The proposed model does not use existing standard models of cooperation [17,33] and theoretical models of PGGs [36,37]. Instead it crucially depends on the conditional nature of cooperation and imitation based on role models' prestige and payoff scores. In the model, concerns about prestige and reputation are introduced at the imitation stage but not at the donation stage.

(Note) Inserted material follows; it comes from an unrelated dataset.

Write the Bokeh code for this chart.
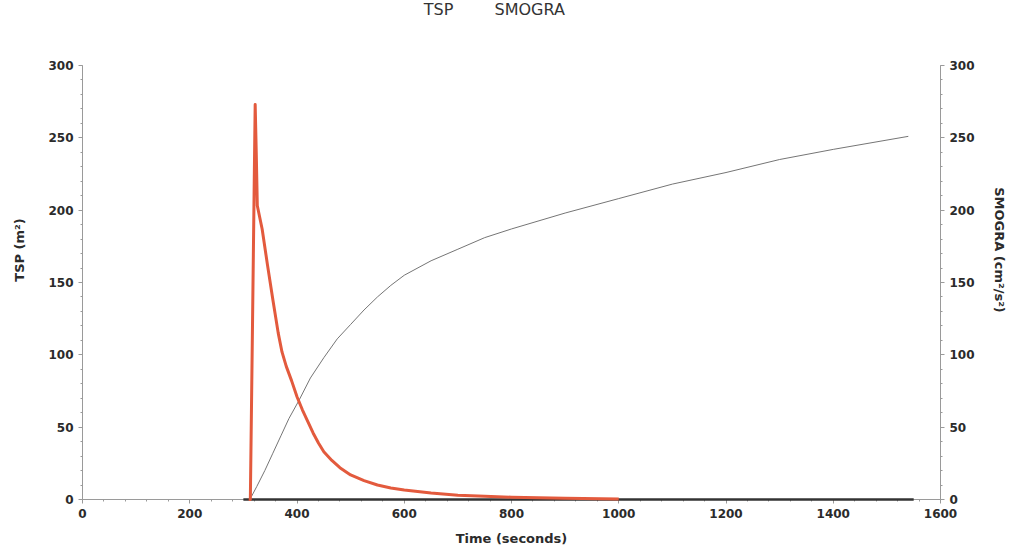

The role of prestige in our model differs from the role of reputation in models based on indirect reciprocity [15,17] or prestige-based social learning [28].

Further, the model does not use costly punishments against free riders and avoids detrimental effects of punishments [38-40]. The model is limited and does not capture other myriad possibilities of social interactions [31,41]. Despite these constraints, the current model throws light on generic explanations about how conditional cooperation is achieved via prestige-biased social learning and feedback loops.

The model shows how the presence of conditional cooperators in a heterogeneous population in noisy social environments can result in cooperation. The model also points towards social learning mechanisms that are not only driven by payoffs but the mode of obtaining payoffs (when such payoffs are obtained by cheating or socially undesirable means).